Apart from rulers like Begum Hazrat Mahal and the Rani of Jhansi, and leaders
like the brave Maulvi Ahmadullah whose guerrilla war took on the British as
well as their collaborators among merchants and moneylenders, thousands of ordinary
Hindus and Muslims unitedly sacrificed their lives fighting the British. The
historic struggle at the Lucknow Residency, led by Begum Hazrat Mahal, included
figures like ‘Engineer’ Mohammed Ali, product of Roorkee Engineering
College, who had been involved in designing the waterways of the city of Lucknow.
It is precisely the appeal and power of this model of anti-imperialist unity
that threatened the British then, and the Sangh Parivar now. Which is why the
BJP government’s new NCERT textbook on contemporary India, while forced
to acknowledge that “the Muslims had also participated in the 1857 uprising
in a big way” (emphasis mine), slanders the role of the Muslims by claiming
that “they had taken part in the anti-British struggle in order to regain
the ground lost and restore the Mughal Empire to its pristine glory”.
The textbook claims that after this hope was frustrated by the defeat of 1857,
the ‘disappointed’ Muslims lost interest in the freedom struggle!
Whereas in fact, even Bahadur Shah Zafar himself had proclaimed that he was
willing to hand over power to any other person, since the war was not for the
benefit of the Mughal house alone.
Despite the sheer scope and spread of the War of 1857, it was defeated and crushed,
as much by the superior firepower of the British, as by the hostility of the
moneylenders, merchants and a significant section of zamindars. Following the
defeat, the peasantry and common people were subjected to brutal humiliations
and repression, including mass public hangings.

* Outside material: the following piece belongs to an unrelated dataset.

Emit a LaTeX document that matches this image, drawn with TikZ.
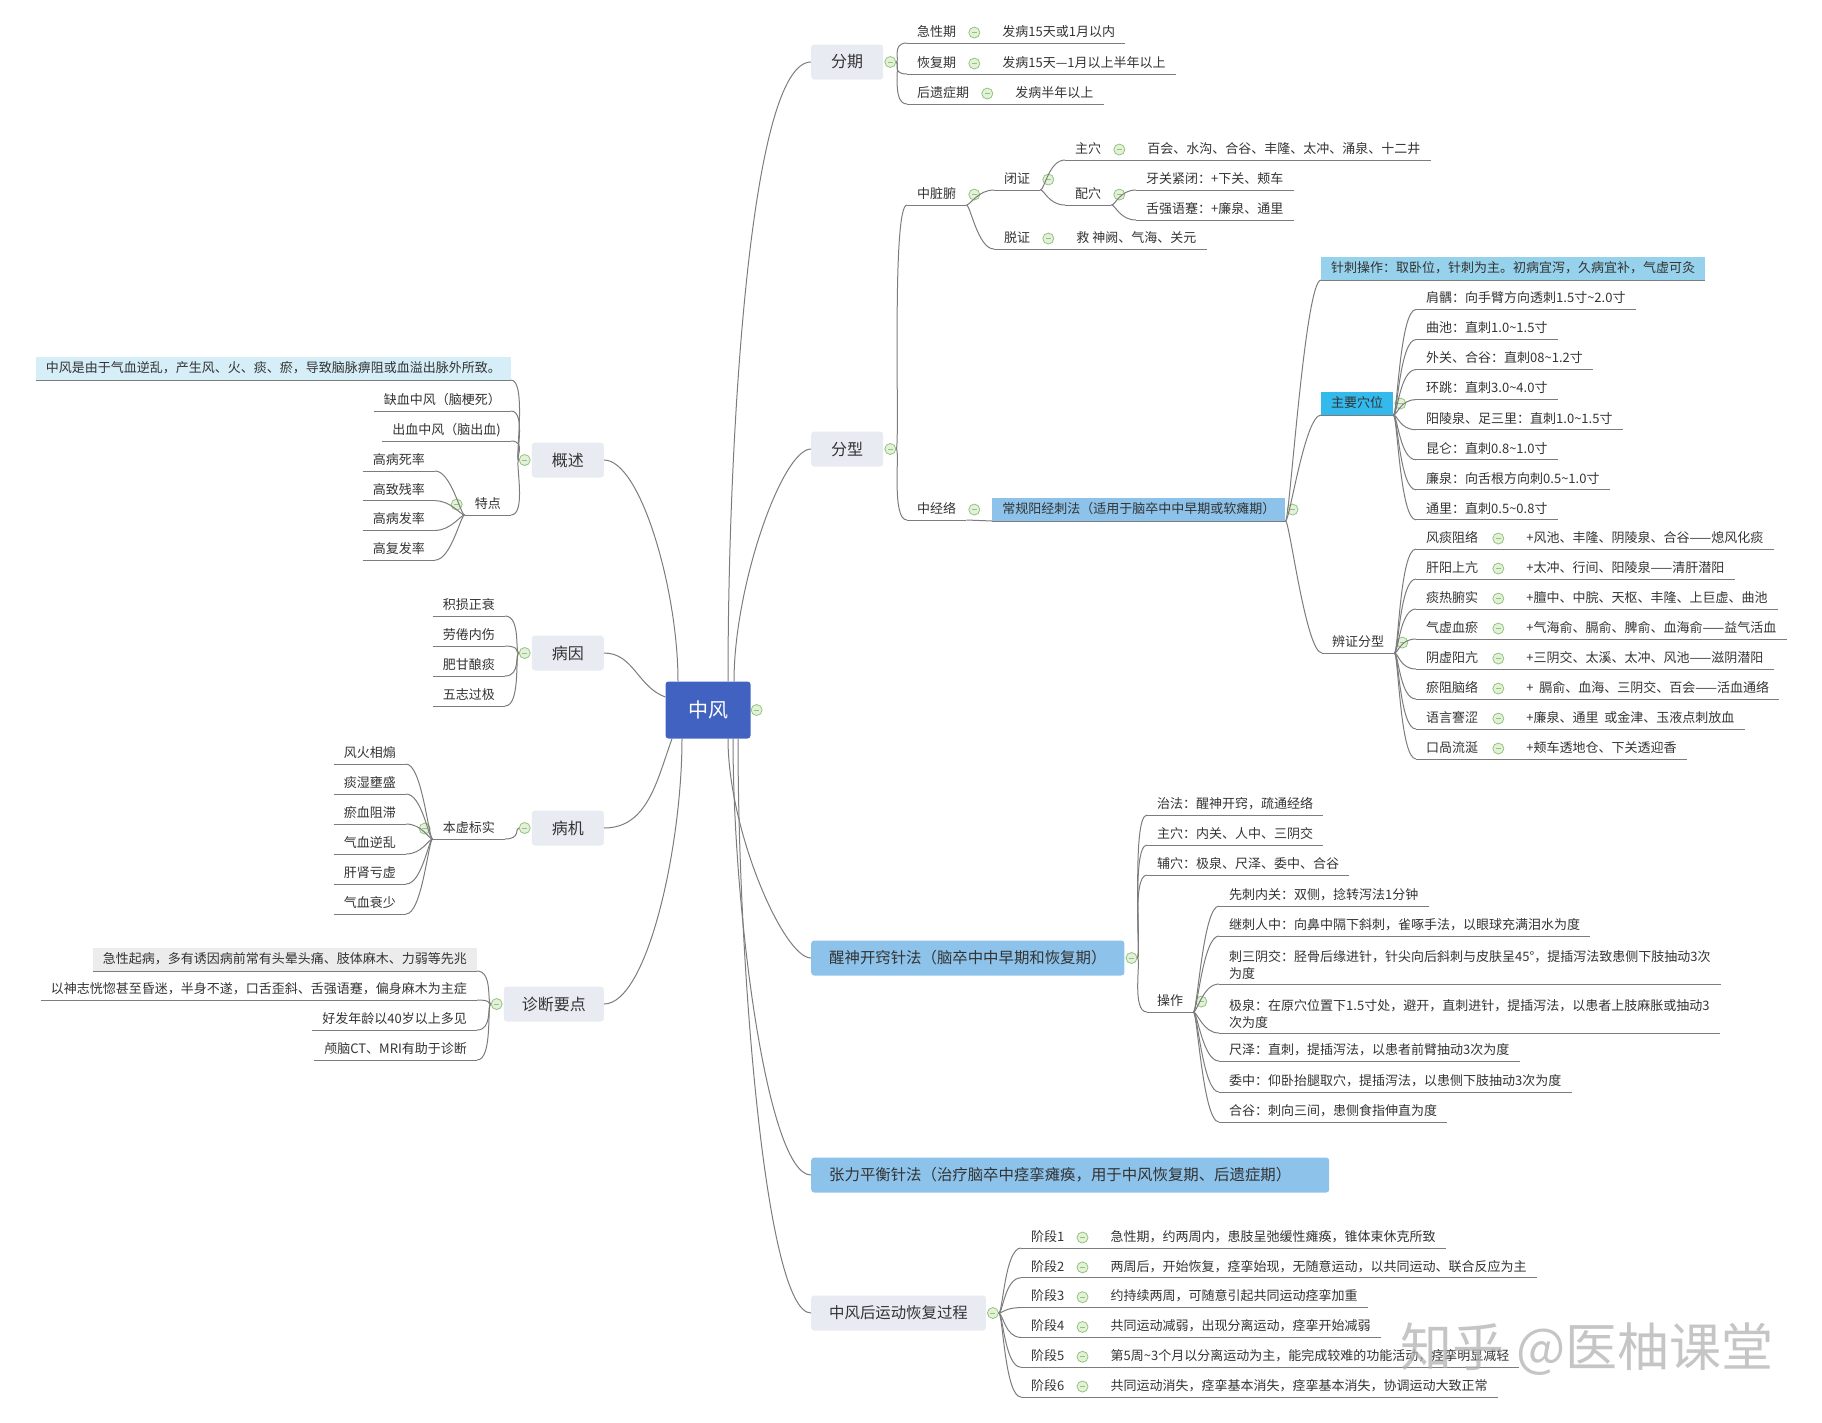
\documentclass[tikz,border=0pt]{standalone}
\usepackage{fontspec}
\setmainfont{Noto Sans CJK SC}
\usetikzlibrary{positioning}

\definecolor{linegray}{HTML}{7C7C7C}
\definecolor{txt}{HTML}{333333}
\definecolor{rootblue}{HTML}{4262C2}
\definecolor{topicgray}{HTML}{E9EBF3}
\definecolor{bannerblue}{HTML}{8DC3EA}
\definecolor{lightblue}{HTML}{97D2EC}
\definecolor{cyanblue}{HTML}{34B9EC}
\definecolor{paleblue}{HTML}{D6EEF7}
\definecolor{palegray}{HTML}{ECECEC}
\definecolor{foldline}{HTML}{93C47D}
\definecolor{foldfill}{HTML}{E4F1DA}

\tikzset{
  link/.style={draw=linegray, line width=1pt},
  branch/.style={out=0, in=180, out distance=4pt, in distance=16pt},
  lbranch/.style={out=180, in=0, out distance=4pt, in distance=16pt},
  topic/.style={rounded corners=3pt, fill=topicgray, text=txt, minimum width=72pt,
    minimum height=35pt, inner xsep=18pt, font=\fontsize{16}{19}\selectfont},
  banner/.style={topic, fill=bannerblue, font=\fontsize{15.4}{18}\selectfont},
  note/.style={anchor=south west, text=txt, inner xsep=10pt, inner ysep=4pt,
    font=\fontsize{13}{17.5}\selectfont,
    append after command={(\tikzlastnode.south west) edge[link] (\tikzlastnode.south east)}},
  leaf/.style={note, text height=10pt, text depth=2.5pt},
  lleaf/.style={leaf, anchor=south east},
  fold/.style={circle, draw=foldline, fill=foldfill, line width=0.8pt, minimum size=11pt, inner sep=0pt,
    path picture={\draw[foldline, line width=0.8pt] ([xshift=-2.5pt]path picture bounding box.center)
      -- ([xshift=2.5pt]path picture bounding box.center);}},
}

\begin{document}
\begin{tikzpicture}[x=1pt, y=-1pt]
\useasboundingbox (0,0) rectangle (1822,1422);

% centre
\node[rounded corners=3pt, fill=rootblue, text=white, minimum width=85pt, minimum height=57pt,
  font=\fontsize{20}{24}\selectfont] (root) at (708,710) {中风};
\node[fold, right=0pt of root] (root-f) {};

% main topics, right
\node[topic, anchor=west] (fenqi) at (811,62) {分期};
\node[topic, anchor=west] (fenxing) at (811,449) {分型};
\node[banner, anchor=west] (xingshen) at (811,958) {醒神开窍针法（脑卒中中早期和恢复期）};
\node[banner, anchor=west, text width=482pt, align=left] (zhangli) at (811,1175) {张力平衡针法（治疗脑卒中痉挛瘫痪，用于中风恢复期、后遗症期）};
\node[topic, anchor=west, font=\fontsize{15.4}{18}\selectfont] (huifu) at (811,1313) {中风后运动恢复过程};
\foreach \n in {fenqi,fenxing,xingshen,huifu}
  \node[fold, right=1pt of \n] (\n-f) {};

% main topics, left
\node[topic, anchor=east] (gaishu) at (604,460) {概述};
\node[topic, anchor=east] (bingyin) at (604,653) {病因};
\node[topic, anchor=east] (bingji) at (604,828) {病机};
\node[topic, anchor=east] (zhenduan) at (604,1004) {诊断要点};
\foreach \n in {gaishu,bingyin,bingji,zhenduan}
  \node[fold, left=1pt of \n] (\n-f) {};

\draw[link] ([xshift=20pt]root.north) to[out=90,in=180,in looseness=0.25] (fenqi.west);
\draw[link] ([xshift=26pt]root.north) to[out=90,in=180,in looseness=0.3] (fenxing.west);
\draw[link] ([xshift=20pt]root.south) to[out=-90,in=180,in looseness=0.3] (xingshen.west);
\draw[link] ([xshift=25pt]root.south) to[out=-90,in=180,in looseness=0.25] (zhangli.west);
\draw[link] ([xshift=30pt]root.south) to[out=-90,in=180,in looseness=0.2] (huifu.west);
\draw[link] ([xshift=-30pt]root.north) to[out=90,in=0,in looseness=0.4] (gaishu.east);
\draw[link] ([yshift=13pt]root.west) to[out=160,in=0] (bingyin.east);
\draw[link] ([xshift=-36pt]root.south) to[out=-110,in=0] (bingji.east);
\draw[link] ([xshift=-26pt]root.south) to[out=-90,in=0,in looseness=0.4] (zhenduan.east);

% 分期
\foreach \a/\b/\y [count=\i] in {急性期/发病15天或1月以内/43, 恢复期/发病15天—1月以上半年以上/74, 后遗症期/发病半年以上/104}{
  \node[leaf] (fq\i) at (907,\y) {\a};
  \node[fold, right=2pt of fq\i] (fq\i-f) {};
  \node[leaf, right=12pt of fq\i-f] (fq\i-d) {\b};
  \draw[link] (fenqi-f.east) to[branch] (fq\i.south west);
  \draw[link] (fq\i.south east) -- (fq\i-d.south west);
}

% 分型: 中脏腑
\node[leaf] (zangfu) at (907,205) {中脏腑};
\node[fold, right=2pt of zangfu] (zangfu-f) {};
\node[leaf] (bizheng) at (994,190) {闭证};
\node[fold, right=2pt of bizheng] (bizheng-f) {};
\node[leaf] (zhuxue) at (1065,160) {主穴};
\node[fold, right=2pt of zhuxue] (zhuxue-f) {};
\node[leaf, right=12pt of zhuxue-f] (zhuxue-d) {百会、水沟、合谷、丰隆、太冲、涌泉、十二井};
\node[leaf] (peixue) at (1065,205) {配穴};
\node[fold, right=2pt of peixue] (peixue-f) {};
\node[leaf] (yaguan) at (1136,190) {牙关紧闭：+下关、颊车};
\node[leaf] (sheqiang) at (1136,220) {舌强语蹇：+廉泉、通里};
\node[leaf] (tuozheng) at (994,249) {脱证};
\node[fold, right=2pt of tuozheng] (tuozheng-f) {};
\node[leaf, right=12pt of tuozheng-f] (tuozheng-d) {救 神阙、气海、关元};

\draw[link] (fenxing-f.east) to[branch] (zangfu.south west);
\draw[link] (zangfu.south east) to[branch] (bizheng.south west);
\draw[link] (zangfu.south east) to[branch] (tuozheng.south west);
\draw[link] (bizheng.south east) to[branch] (zhuxue.south west);
\draw[link] (bizheng.south east) to[branch] (peixue.south west);
\draw[link] (peixue.south east) to[branch] (yaguan.south west);
\draw[link] (peixue.south east) to[branch] (sheqiang.south west);
\draw[link] (zhuxue.south east) -- (zhuxue-d.south west);
\draw[link] (tuozheng.south east) -- (tuozheng-d.south west);

% 分型: 中经络
\node[leaf] (jingluo) at (907,520) {中经络};
\node[fold, right=2pt of jingluo] (jingluo-f) {};
\node[leaf, fill=bannerblue, inner ysep=5pt, right=12pt of jingluo-f] (changgui) {常规阳经刺法（适用于脑卒中中早期或软瘫期）};
\node[fold, right=1pt of changgui] (changgui-f) {};
\draw[link] (fenxing-f.east) to[branch] (jingluo.south west);
\draw[link] (jingluo.south east) -- (changgui.south west);

\node[leaf, fill=lightblue, inner ysep=5pt] (zhenci) at (1321,280) {针刺操作：取卧位，针刺为主。初病宜泻，久病宜补，气虚可灸};
\node[leaf, fill=cyanblue, inner ysep=5pt] (zhuyao) at (1321,415) {主要穴位};
\node[fold, right=1pt of zhuyao] (zhuyao-f) {};
\node[leaf] (bianzheng) at (1322,653) {辨证分型};
\node[fold, right=2pt of bianzheng] (bianzheng-f) {};
\foreach \n in {zhenci,zhuyao,bianzheng}
  \draw[link] (changgui.south east) to[branch] (\n.south west);

\foreach \t [count=\i from 0] in {肩髃：向手臂方向透刺1.5寸\textasciitilde2.0寸, 曲池：直刺1.0\textasciitilde1.5寸, 外关、合谷：直刺08\textasciitilde1.2寸, 环跳：直刺3.0\textasciitilde4.0寸, 阳陵泉、足三里：直刺1.0\textasciitilde1.5寸, 昆仑：直刺0.8\textasciitilde1.0寸, 廉泉：向舌根方向刺0.5\textasciitilde1.0寸, 通里：直刺0.5\textasciitilde0.8寸}{
  \node[leaf] (xw\i) at (1416,{309.5+30.05*\i}) {\t};
  \draw[link] (zhuyao.south east) to[branch] (xw\i.south west);
}

\foreach \a/\b [count=\i from 0] in {风痰阻络/+风池、丰隆、阴陵泉、合谷——熄风化痰, 肝阳上亢/+太冲、行间、阳陵泉——清肝潜阳, 痰热腑实/+膻中、中脘、天枢、丰隆、上巨虚、曲池, 气虚血瘀/+气海俞、膈俞、脾俞、血海俞——益气活血, 阴虚阳亢/+三阴交、太溪、太冲、风池——滋阴潜阳, 瘀阻脑络/+\ \ 膈俞、血海、三阴交、百会——活血通络, 语言謇涩/+廉泉、通里\ \ 或金津、玉液点刺放血, 口咼流涎/+颊车透地仓、下关透迎香}{
  \node[leaf] (bz\i) at (1416,{549+30*\i}) {\a};
  \node[fold, right=4pt of bz\i] (bz\i-f) {};
  \node[leaf, right=12pt of bz\i-f] (bz\i-d) {\b};
  \draw[link] (bianzheng.south east) to[branch] (bz\i.south west);
  \draw[link] (bz\i.south east) -- (bz\i-d.south west);
}

% 醒神开窍针法
\foreach \t/\y [count=\i] in {治法：醒神开窍，疏通经络/815, 主穴：内关、人中、三阴交/845, 辅穴：极泉、尺泽、委中、合谷/875}{
  \node[leaf] (xs\i) at (1147,\y) {\t};
  \draw[link] (xingshen-f.east) to[branch] (xs\i.south west);
}
\node[leaf] (caozuo) at (1147,1012) {操作};
\node[fold, right=2pt of caozuo] (caozuo-f) {};
\draw[link] (xingshen-f.east) to[branch] (caozuo.south west);

\node[leaf] (cz1) at (1219,906) {先刺内关：双侧，捻转泻法1分钟};
\node[leaf] (cz2) at (1219,936) {继刺人中：向鼻中隔下斜刺，雀啄手法，以眼球充满泪水为度};
\node[note, align=left] (cz3) at (1219,984) {刺三阴交：胫骨后缘进针，针尖向后斜刺与皮肤呈45°，提插泻法致患侧下肢抽动3次\\为度};
\node[note, align=left] (cz4) at (1219,1033) {极泉：在原穴位置下1.5寸处，避开，直刺进针，提插泻法，以患者上肢麻胀或抽动3\\次为度};
\node[leaf] (cz5) at (1219,1061) {尺泽：直刺，提插泻法，以患者前臂抽动3次为度};
\node[leaf] (cz6) at (1219,1092) {委中：仰卧抬腿取穴，提插泻法，以患侧下肢抽动3次为度};
\node[leaf] (cz7) at (1219,1122) {合谷：刺向三间，患侧食指伸直为度};
\foreach \i in {1,...,7}
  \draw[link] (caozuo.south east) to[branch] (cz\i.south west);

% 中风后运动恢复过程
\foreach \b [count=\i] in {急性期，约两周内，患肢呈弛缓性瘫痪，锥体束休克所致, 两周后，开始恢复，痉挛始现，无随意运动，以共同运动、联合反应为主, 约持续两周，可随意引起共同运动痉挛加重, 共同运动减弱，出现分离运动，痉挛开始减弱, 第5周\textasciitilde3个月以分离运动为主，能完成较难的功能活动，痉挛明显减轻, 共同运动消失，痉挛基本消失，痉挛基本消失，协调运动大致正常}{
  \node[leaf] (jd\i) at (1021,{1248+29.8*(\i-1)}) {阶段\i};
  \node[fold, right=2pt of jd\i] (jd\i-f) {};
  \node[leaf, right=12pt of jd\i-f] (jd\i-d) {\b};
  \draw[link] (huifu-f.east) to[branch] (jd\i.south west);
  \draw[link] (jd\i.south east) -- (jd\i-d.south west);
}

% 概述
\node[lleaf, fill=paleblue, inner ysep=5pt] (dingyi) at (511,380) {中风是由于气血逆乱，产生风、火、痰、瘀，导致脑脉痹阻或血溢出脉外所致。};
\node[lleaf] (quexue) at (511,411) {缺血中风（脑梗死）};
\node[lleaf] (chuxue) at (511,441) {出血中风（脑出血)};
\node[lleaf] (tedian) at (511,515) {特点};
\node[fold, left=2pt of tedian] (tedian-f) {};
\foreach \n in {dingyi,quexue,chuxue,tedian}
  \draw[link] (gaishu-f.west) to[lbranch] (\n.south east);
\foreach \t [count=\i from 0] in {高病死率,高致残率,高病发率,高复发率}{
  \node[lleaf] (td\i) at (435,{471+29.7*\i}) {\t};
  \draw[link] (tedian.south west) to[lbranch] (td\i.south east);
}

% 病因
\foreach \t [count=\i from 0] in {积损正衰,劳倦内伤,肥甘酿痰,五志过极}{
  \node[lleaf] (by\i) at (505,{616+30*\i}) {\t};
  \draw[link] (bingyin-f.west) to[lbranch] (by\i.south east);
}

% 病机
\node[lleaf] (benxu) at (505,839) {本虚标实};
\node[fold, left=2pt of benxu] (benxu-f) {};
\draw[link] (bingji-f.west) to[lbranch] (benxu.south east);
\foreach \t [count=\i from 0] in {风火相煽,痰湿壅盛,瘀血阻滞,气血逆乱,肝肾亏虚,气血衰少}{
  \node[lleaf] (bj\i) at (406,{764+30*\i}) {\t};
  \draw[link] (benxu.south west) to[lbranch] (bj\i.south east);
}

% 诊断要点
\node[lleaf, fill=palegray, inner ysep=5pt] (zd1) at (477,971) {急性起病，多有诱因病前常有头晕头痛、肢体麻木、力弱等先兆};
\node[lleaf] (zd2) at (477,1000) {以神志恍惚甚至昏迷，半身不遂，口舌歪斜、舌强语蹇，偏身麻木为主症};
\node[lleaf] (zd3) at (477,1030) {好发年龄以40岁以上多见};
\node[lleaf] (zd4) at (477,1060) {颅脑CT、MRI有助于诊断};
\foreach \i in {1,...,4}
  \draw[link] (zhenduan-f.west) to[lbranch] (zd\i.south east);

% watermark
\node[text=black!30, opacity=0.75, font=\fontsize{52}{62}\selectfont] (zhihu) at (1587,1349) {知乎 @医柚课堂};
\end{tikzpicture}
\end{document}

The struggle of 1857 had deep roots in popular imagination. Yet the mainstream
leaders of the national movement and later, the Indian State, did not draw much
upon its legacy. It was only the revolutionary trends within the freedom struggle
which kept the memory of 1857 alive. Revolutionary youth groups like the Abhinav
Bharat Society first defied British authority in 1907 by public commemorations
and celebrations of 10 May, the anniversary of the First War of Independence
in 1857. These celebrations by young students in India and abroad were occasions
of political mobilization. Memorial meetings were held even in London, the British
capital, pledges taken, leaflets distributed and poems exhorting people ‘never
to forget 10 May/The day the War of Independence began’ were recited.
Indian students at Oxford and Cambridge wore colourful badges commemorating
the martyrs of 1857, and boycotted teachers who insulted the martyrs. As a result,
several lost their scholarships and several voluntarily gave them up.
Later, the Ghadar Party continued the revolutionary tradition of celebrating
10 May. And in 1928, the Punjabi revolutionary magazine ‘Kirtee’
which Bhagat Singh assisted in editing, carried an article, penned probably
by Bhagat Singh’s comrade Bhagwati Charan Vora, titled ‘The Sacred
Day of 10 May’. This article explained the context and significance of
1857, and told the story of the efforts of nationalist revolutionary youth to
keep its memory alive in face of the oblivion and misinformation imposed by
the British.
Interestingly, the first history of 1857 which challenged the British representation
of it as a ‘mutiny’ or a ‘revolt’, and asserted that
it was the first Indian War of Independence, was by Barrister VD Savarkar. He
wrote ‘Indian War of Independence, 1857’ in 1909, spurred to do
so in reaction to the British celebrations of the 50th anniversary of their
victory over the ‘mutiny’ in 1907. The British banned the publication
of this book. Savarkar wrote it early in his career, when he was a leader of
the revolutionary group, Abhinav Bharat Society. In this book he describes Maulvi
Ahmadullah Shah thus: “The life of this brave Muslim is proof that there
is no contradiction between Islamic principles and national respect and deep
love for the Indian soil. And a true Muslim can feel pride in giving up his
life for his motherland.”
The same Savarkar, having joined the Hindu Mahasabha and theorized on ‘Hindutva’,
later tried to insist that he had written ‘1857’ from a ‘Hindu
viewpoint’. Contrast the above comment on Maulvi Ahmadullah with Savarkar’s
theory of ‘Hindutva’, which claimed that Muslims could never be
truly nationalist, since their ‘punyabhoomi’ (land of faith) lies
outside India, and to be nationalist, one’s ‘pitrabhoomi’
and ‘punyabhoomi’ must be the same. Clearly, it is Hindutva which
distorts Savarkar’s vision and, necessarily, makes him disown the revolutionary
legacy of both 1857 and his Abhinav Bharat days. Inevitably, this change of
heart led him to collaborate with the British and seek pardon in exchange for
loyalty to the British.
Today’s followers of Savarkar’s ‘Hindutva’, the RSS-BJP,
of course shun the implications of 1857 legacy, seeking to turn Awadh from the
land of heroic anti-imperialist resistance, to that of bloody communal strife.
Will we let them? Or will 1857 inspire Indians to once more forge unity against
the imperialists and their collaborators, the ‘united shades of saffron’?